In terms of the resulting Kadanoff-Baym equations, one needs the doubled contour to access all relevant time correlations. There is also a classical counterpart.

With proper care, the formalism is also equivalent to the thermofield approach, where the doubling comes from the fact that statistical mechanics works with density matrices rather than wave functions, and the number of indices required to describe density matrices is twice the number of indices required for wave functions.

answered Apr 12, 2014 by Arnold Neumaier (12,425 points) [ revision history ]
edited Apr 13, 2014 by Arnold Neumaier
+ 3 like - 0 dislike

Formally, I see it as emerging from the trace necessary to compute observables in quantum mechanics,

$$ \langle O(t) \rangle = \text{Tr}\left[\rho O(t) \right] \, .$$

I use Heisenberg's picture, $O(t) = \text{e}^{\text{i} t H} O \, \text{e}^{-\text{i} t H}$ and $\hbar = 1$. The path integral representation of the time evolution operator gives

$$\left. \langle x \right| \text{e}^{\text{i} t H} \left| x \right. \rangle = \int \text{D}x \, \text{e}^{i S} \, ,$$

with $S = \int_0^t \text{d}t [...]$ an action that contains a simple time integral from $t=0$ to $t=t$. In thermal equilibrium, you can set $\text{i}t = -\beta$ and compute observables from

$$ \langle O \rangle = \text{Tr}\left[\text{e}^{-\beta H} O \right] \, .$$

There is only one time path. Out-of-equilibrium however the two terms $ \text{e}^{\pm \text{i} t H}$ must be taken into account. Each leads to the same action. Only the direction of time changes. The full expression for the time dependent observable is

\begin{align*} \langle O(t) \rangle  & = \int \text{d}x \, \text{d}x'\,   \text{d}x'' \,   \text{d}x''' \,  \\ & \qquad \times \left. < x \right| \rho \left| x' > \right.  \left. < x' \right| \text{e}^{\text{i} t H} \left| x'' > \right. \left. < x'' \right| O \left| x''' > \right. \, \left. < x''' \right| \text{e}^{-\text{i} t H} \left| x > \right. \, ,\\ &   = \int Dx \, \text{e}^{\text{i} \left[ S_{+} + S_{-}\right]} \, \left. \, \left. < x_-(0) \right| \rho \left| x_+(0) > \right. \, < x_+(t) \right| O \left| x_-(t) \right. > \, ,\end{align*}

where $S_+ = \int_0^t \text{d}t[...]$, $S_- = \int_t^0 \text{d}t[...]$ and $x_{\pm}(t)$ are the paths on the forward and backwards paths respectively. The integrals over the boundaries, $x=x(0)$, $x'=x(0)$ $x''=x(t)$ and $x'''=x(t)$ have been absorbed into the functional integral, $\int Dx$.
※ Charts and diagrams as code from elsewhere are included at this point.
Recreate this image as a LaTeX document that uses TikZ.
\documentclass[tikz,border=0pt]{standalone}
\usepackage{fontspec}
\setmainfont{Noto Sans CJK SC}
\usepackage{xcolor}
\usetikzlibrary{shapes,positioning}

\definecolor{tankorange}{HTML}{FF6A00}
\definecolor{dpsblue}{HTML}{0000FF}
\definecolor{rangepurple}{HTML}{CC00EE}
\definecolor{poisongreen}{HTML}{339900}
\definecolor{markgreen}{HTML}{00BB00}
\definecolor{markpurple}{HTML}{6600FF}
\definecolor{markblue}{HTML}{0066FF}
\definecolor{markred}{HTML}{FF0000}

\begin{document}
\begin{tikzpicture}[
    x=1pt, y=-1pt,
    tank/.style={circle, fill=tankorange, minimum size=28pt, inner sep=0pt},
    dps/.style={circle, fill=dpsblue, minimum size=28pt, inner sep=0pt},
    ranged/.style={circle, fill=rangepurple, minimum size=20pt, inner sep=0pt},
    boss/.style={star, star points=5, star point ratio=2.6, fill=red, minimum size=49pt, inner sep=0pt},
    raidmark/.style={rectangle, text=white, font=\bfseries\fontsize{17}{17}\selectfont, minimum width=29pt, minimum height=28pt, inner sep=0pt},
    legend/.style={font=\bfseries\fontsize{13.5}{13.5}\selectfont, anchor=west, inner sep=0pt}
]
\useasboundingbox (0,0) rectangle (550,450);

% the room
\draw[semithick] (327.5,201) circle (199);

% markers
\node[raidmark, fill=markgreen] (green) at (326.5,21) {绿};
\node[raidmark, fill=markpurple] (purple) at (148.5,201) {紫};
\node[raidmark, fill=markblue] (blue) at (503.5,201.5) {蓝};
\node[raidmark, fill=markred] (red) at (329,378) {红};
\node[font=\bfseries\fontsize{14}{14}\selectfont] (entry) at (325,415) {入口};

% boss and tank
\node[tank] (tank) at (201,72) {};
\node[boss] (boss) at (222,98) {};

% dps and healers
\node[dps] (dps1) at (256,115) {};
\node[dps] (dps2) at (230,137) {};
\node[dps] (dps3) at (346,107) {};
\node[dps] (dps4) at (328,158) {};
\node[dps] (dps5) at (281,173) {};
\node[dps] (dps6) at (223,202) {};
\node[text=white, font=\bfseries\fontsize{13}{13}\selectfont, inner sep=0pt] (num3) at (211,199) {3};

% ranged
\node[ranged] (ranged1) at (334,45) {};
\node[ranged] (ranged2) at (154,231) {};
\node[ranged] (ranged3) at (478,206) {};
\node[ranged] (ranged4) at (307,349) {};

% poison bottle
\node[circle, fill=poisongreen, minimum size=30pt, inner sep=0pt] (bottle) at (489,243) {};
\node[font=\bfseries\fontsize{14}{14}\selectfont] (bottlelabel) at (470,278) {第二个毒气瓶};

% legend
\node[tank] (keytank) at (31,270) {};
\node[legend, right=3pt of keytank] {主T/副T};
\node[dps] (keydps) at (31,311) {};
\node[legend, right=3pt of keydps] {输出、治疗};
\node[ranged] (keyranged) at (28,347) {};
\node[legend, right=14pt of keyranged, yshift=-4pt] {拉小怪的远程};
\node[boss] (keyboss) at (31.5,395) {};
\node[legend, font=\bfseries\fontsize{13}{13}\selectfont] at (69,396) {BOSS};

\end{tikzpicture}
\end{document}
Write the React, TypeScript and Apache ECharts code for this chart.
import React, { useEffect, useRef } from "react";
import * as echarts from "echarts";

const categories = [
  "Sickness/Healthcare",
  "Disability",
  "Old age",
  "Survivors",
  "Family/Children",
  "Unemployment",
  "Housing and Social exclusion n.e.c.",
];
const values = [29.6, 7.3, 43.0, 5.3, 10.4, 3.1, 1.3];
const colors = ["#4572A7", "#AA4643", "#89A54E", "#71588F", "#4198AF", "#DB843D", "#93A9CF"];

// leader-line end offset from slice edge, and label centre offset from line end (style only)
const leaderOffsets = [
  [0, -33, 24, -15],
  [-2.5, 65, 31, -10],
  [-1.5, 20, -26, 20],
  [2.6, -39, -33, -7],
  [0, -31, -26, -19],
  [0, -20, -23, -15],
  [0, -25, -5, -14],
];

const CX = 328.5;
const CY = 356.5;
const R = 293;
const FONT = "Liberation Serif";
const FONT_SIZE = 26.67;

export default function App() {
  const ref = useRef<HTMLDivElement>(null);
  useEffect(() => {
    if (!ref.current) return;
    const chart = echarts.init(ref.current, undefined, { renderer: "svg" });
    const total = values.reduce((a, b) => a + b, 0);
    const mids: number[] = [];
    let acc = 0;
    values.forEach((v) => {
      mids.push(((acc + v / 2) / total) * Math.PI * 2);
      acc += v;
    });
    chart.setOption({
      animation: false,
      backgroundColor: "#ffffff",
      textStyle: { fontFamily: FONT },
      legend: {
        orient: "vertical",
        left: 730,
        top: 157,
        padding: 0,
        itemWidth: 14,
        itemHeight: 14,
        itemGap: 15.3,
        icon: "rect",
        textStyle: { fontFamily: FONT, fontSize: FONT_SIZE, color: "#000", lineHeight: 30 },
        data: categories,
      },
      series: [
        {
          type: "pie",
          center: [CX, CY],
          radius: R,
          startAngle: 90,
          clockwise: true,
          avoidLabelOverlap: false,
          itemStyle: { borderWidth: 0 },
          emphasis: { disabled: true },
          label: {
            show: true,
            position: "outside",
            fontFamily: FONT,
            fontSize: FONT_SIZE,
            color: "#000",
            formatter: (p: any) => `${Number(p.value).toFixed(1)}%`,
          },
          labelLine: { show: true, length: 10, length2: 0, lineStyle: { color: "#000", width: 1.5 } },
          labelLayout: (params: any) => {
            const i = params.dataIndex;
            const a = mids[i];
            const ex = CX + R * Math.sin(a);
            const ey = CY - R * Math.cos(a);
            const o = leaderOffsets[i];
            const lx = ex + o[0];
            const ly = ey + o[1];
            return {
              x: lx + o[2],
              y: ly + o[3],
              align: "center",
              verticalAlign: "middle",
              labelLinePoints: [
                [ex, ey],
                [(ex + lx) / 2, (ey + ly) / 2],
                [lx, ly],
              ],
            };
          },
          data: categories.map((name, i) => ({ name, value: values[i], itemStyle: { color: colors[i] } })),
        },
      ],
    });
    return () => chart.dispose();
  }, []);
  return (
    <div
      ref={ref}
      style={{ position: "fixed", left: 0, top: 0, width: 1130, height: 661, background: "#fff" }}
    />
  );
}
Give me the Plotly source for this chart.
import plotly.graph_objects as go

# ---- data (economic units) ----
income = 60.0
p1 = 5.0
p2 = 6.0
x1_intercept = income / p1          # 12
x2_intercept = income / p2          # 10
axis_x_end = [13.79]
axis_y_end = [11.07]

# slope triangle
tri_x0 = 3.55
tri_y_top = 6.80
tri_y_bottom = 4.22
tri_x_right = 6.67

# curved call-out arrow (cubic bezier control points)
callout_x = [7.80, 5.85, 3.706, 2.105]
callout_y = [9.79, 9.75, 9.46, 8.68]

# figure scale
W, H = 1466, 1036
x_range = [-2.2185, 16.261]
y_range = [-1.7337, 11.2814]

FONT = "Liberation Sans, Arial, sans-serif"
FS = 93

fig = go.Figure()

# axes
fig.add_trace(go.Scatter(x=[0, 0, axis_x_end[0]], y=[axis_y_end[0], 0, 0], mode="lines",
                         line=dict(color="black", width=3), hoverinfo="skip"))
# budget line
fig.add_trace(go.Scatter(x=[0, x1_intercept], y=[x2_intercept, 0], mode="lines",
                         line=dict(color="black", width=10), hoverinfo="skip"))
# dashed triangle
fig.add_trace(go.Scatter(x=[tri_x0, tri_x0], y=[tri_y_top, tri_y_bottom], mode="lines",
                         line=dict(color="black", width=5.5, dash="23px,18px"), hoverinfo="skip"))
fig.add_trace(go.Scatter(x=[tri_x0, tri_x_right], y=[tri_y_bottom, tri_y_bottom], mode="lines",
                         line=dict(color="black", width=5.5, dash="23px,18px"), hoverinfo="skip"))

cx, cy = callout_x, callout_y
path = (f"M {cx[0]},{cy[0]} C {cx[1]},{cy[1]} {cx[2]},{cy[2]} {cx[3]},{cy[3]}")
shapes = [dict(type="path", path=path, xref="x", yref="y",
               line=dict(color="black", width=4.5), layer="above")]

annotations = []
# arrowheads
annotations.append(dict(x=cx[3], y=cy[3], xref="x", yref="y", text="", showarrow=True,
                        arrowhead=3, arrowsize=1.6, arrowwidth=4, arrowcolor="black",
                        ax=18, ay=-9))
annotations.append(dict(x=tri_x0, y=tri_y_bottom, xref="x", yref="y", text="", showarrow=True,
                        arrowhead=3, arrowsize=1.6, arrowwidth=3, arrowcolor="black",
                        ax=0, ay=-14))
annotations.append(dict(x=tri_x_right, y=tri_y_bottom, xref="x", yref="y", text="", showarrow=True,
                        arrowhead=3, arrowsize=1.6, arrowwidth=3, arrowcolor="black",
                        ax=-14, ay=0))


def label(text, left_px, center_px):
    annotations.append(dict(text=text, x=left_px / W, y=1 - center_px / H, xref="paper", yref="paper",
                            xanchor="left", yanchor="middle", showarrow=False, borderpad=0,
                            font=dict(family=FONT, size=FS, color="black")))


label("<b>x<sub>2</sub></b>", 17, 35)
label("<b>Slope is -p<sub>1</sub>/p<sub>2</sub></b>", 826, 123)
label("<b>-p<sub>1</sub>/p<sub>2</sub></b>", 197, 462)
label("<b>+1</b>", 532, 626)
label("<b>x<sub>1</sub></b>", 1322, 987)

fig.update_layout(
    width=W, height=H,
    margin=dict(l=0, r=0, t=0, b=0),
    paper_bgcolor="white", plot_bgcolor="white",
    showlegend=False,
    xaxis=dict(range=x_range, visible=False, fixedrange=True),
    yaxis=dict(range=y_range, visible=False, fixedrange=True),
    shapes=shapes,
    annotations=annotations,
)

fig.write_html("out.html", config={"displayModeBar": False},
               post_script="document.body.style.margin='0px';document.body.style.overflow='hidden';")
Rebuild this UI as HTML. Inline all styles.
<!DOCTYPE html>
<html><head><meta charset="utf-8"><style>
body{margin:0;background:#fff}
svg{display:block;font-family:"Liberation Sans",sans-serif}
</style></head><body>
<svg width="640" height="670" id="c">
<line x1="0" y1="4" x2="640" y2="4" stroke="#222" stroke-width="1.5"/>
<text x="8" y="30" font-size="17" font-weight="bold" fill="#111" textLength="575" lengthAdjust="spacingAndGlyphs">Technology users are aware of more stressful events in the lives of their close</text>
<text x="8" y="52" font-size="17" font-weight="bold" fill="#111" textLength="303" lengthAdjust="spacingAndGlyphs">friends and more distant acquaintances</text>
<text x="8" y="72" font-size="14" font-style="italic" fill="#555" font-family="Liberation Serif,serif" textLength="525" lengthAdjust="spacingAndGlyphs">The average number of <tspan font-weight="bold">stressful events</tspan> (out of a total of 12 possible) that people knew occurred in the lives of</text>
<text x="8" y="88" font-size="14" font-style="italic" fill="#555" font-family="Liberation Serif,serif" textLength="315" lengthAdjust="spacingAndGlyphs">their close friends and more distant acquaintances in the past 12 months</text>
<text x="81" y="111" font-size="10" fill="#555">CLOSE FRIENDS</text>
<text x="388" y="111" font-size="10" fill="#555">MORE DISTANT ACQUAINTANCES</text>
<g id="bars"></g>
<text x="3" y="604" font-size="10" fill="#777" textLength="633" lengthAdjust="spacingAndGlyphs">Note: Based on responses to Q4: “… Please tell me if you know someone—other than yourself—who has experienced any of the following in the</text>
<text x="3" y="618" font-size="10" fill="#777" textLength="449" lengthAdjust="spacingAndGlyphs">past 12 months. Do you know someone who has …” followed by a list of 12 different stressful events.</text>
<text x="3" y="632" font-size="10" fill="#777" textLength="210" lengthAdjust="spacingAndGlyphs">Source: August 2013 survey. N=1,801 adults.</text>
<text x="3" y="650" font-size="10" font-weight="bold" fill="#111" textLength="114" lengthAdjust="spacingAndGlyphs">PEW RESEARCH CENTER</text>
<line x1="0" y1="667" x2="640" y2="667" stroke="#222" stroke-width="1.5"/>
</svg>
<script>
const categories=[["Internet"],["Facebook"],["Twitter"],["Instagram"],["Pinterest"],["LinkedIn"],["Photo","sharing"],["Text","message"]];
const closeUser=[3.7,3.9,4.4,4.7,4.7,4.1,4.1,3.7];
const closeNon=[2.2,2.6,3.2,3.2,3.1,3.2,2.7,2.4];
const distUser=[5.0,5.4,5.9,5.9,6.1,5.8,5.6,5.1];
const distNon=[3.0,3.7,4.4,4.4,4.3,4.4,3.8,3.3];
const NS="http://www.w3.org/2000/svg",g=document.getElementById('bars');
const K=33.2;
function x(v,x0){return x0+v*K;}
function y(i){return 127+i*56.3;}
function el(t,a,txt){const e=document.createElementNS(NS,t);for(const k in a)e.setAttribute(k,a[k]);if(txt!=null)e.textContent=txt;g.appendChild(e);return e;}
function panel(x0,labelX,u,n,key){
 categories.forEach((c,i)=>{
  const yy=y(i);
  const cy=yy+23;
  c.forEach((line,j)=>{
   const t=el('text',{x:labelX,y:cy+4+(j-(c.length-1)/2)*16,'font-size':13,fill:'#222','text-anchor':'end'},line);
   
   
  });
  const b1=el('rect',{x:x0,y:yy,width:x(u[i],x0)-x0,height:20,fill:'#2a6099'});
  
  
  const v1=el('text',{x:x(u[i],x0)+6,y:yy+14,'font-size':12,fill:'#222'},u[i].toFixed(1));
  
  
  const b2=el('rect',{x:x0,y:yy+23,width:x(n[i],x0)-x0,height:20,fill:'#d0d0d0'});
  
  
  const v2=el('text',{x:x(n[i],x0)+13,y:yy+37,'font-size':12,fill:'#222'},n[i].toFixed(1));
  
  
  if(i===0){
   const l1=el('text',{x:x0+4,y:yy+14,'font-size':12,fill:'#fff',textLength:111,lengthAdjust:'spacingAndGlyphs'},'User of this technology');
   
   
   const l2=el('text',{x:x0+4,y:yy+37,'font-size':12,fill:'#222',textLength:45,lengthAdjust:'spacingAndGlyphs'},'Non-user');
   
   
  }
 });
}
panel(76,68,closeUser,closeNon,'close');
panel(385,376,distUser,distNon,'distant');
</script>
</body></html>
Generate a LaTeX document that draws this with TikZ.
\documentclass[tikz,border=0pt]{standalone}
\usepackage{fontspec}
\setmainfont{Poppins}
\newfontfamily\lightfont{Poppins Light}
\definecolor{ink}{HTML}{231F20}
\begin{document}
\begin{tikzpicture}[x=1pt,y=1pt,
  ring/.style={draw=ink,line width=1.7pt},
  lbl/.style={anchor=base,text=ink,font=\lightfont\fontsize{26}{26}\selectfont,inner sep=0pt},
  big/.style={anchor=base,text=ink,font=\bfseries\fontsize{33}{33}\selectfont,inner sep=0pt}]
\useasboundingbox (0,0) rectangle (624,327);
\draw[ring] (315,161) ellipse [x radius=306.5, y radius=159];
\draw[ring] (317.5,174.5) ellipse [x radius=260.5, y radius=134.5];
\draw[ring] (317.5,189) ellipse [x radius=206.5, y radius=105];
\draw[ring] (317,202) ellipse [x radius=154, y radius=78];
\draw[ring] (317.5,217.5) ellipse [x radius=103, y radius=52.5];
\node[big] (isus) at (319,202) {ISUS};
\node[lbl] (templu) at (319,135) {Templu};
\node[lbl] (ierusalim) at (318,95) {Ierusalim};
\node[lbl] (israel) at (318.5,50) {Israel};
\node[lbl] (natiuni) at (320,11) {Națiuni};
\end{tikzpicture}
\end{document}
This is a very quick answer. Tell me if you have trouble filling in the gaps. The generalisation from quantum mechanics to quantum field theory is straightforward.

answered Oct 5, 2015 by Steven Mathey (350 points) [ revision history ]
edited Oct 12, 2015 by Steven Mathey

Please spell out the way the action appears in the nonequilibrium case.